[OSList] on context [was Open Space in Charlottesville]

Raffi Aftandelian via OSList oslist at lists.openspacetech.org
Thu Sep 7 06:22:11 PDT 2017


Hi Lucas, hi all!
I´ve been following this conversation with interest and my curiousity is taking me in a different direction, hence a changed subject line- ¨On context.¨
First off, hats off to you, Lucas, for initiating these conversations. Much needed!
One question that comes up for me when these types of public conversations are offered is if the matter of context needs to be visited, and if so how is best to do so.
 I think there can be many, many assumptions- uncovered assumptions- that may end up not being aired. Assumptions like- ¨this is a democracy, we lost our way, and we need to find our way back.¨ Or, that Rodney King line, ¨Can´t we all get along?¨
On this question of context- as to who are we (here in the USA) and where are we, there are two points I´d want to make.
The first one-- by way of a story-- Back in my college days, I took a course in Soviet history. Our main text was a book titled Utopia in Power by dissident historians Nekrich and Geller. All (or many?) of the darkest chapters of Soviet history were right there, in gory detail. I remember thinking at the time- oh, those poor Soviets, too bad they don´t know the truth of their own history. And in my time living in Russia, I had the sense that most people- even educated people- had little knowledge of this history.
Fast forward twenty-five years. My book club read a work titled American Nations (by Colin Woodard) late last year- and as the coincidental timing would have it- we discussed the book the day after the election. Woodard identifies 11 different regional cultures in the USA, each with its own distinctive values, often clashing with those of other regional cultures. While I was reading the book, I realized how little I knew of ¨my¨ own country, how little I knew its history, how little I understood the cultural and value context of each of these regions, and gained a much clearer sense of why we these so-called culture wars and other kinds of social and political conflict. My takeaway was that it really didn´t make sense for all of these cultures to exist under one flag. I also realized that, no, we *can´t* get along (if couples can divorce, why can´t states/cities/communities divorce from the USA???) 
So, the book had me flashing to that Soviet history class-- and in a way, I had my own comeuppance- ¨us poor Americans, if we only really knew our own context! I really wish that book - for all its own shortcomings- had a wider audience as it could really help us understand our own context much more clearly. And without a consideration of context, we are having these conversations without unpacking what *are* our respective worldviews anyway. And they are quite different. 

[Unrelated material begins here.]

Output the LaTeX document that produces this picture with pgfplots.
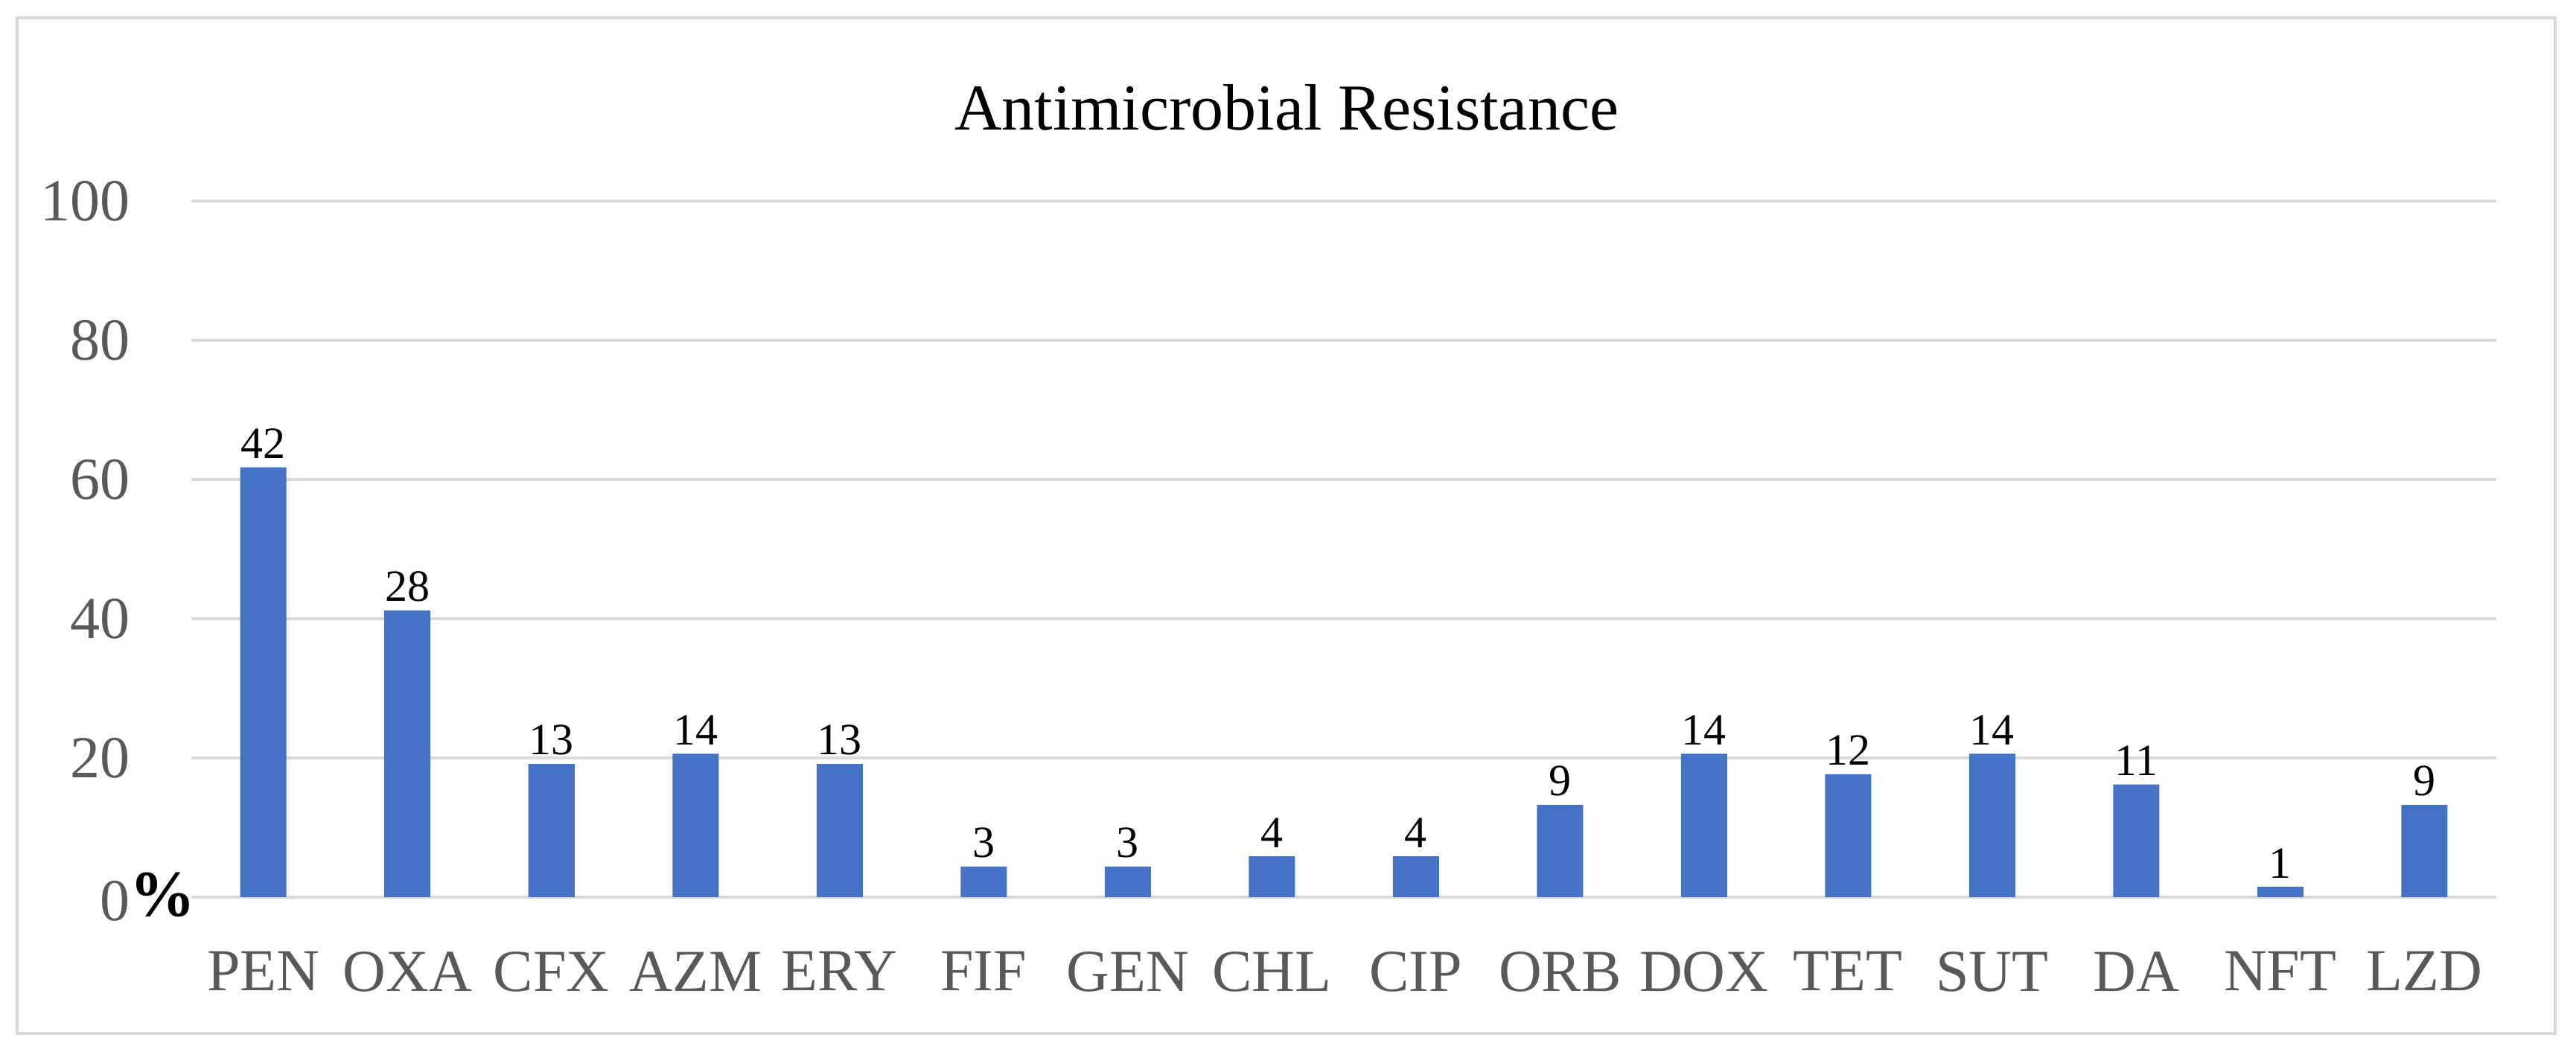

The other aspect of context is surfacing assumptions about our current political system. As best as I can tell, the USA never was a democracy, nor even a republic. The best way I could describe it is as an inverted totalitarian apartheid state with a not insignificant amount of democratic window dressing. 
Let me unpack this. Sheldon Wolin, a political philosopher at Princeton, who passed a few years ago, coined the term ¨inverted totalitarianism¨ to describe the political system we have here-- a web of corporations and other entities together exerting total control on the political system without the need for a person at the top (no need for a Stalin or Hitler). Journalist Chris Hedges breaks this concept down in an engaging three hour interview he gave to C-Span (it´s online) in 2012.
And, historian Gerald Horne in his recent Counter-revolution of 1776 makes a strong argument that the so-called Revolution of 1776 was really a counter-revolution, a reactionary attempt to maintain the institution of slavery. He states that really the US was the first apartheid state. 
And others would say that slavery never really ended, it just evolved...(I first heard of the institution of neo-slavery that existed from the end of the Civil War until the end of World War II and still don´t know much about it) So, when people say, ¨That´s not who we are (we aren´t racist, sexist, etc.)¨-- I find that maddening. We are all those things! 
So, to be an inverted totalitarian apartheid state with a not insignificant amount of democratic window dressing isn´t bad. But, it would be too bad, I think, not to recognize that this is our base point. And what´s important is that there is some democratic window dressing-- there is some space to change things, some space for conversation, but perhaps not in the ways we would like to think.
So, I don´t know how or if what I´m bringing up here is useful. But, I do believe it needs to be part of these conversations somehow.
My two kopecks/rials/dinars/pesos,raffi **************What blocks gratitude in this moment?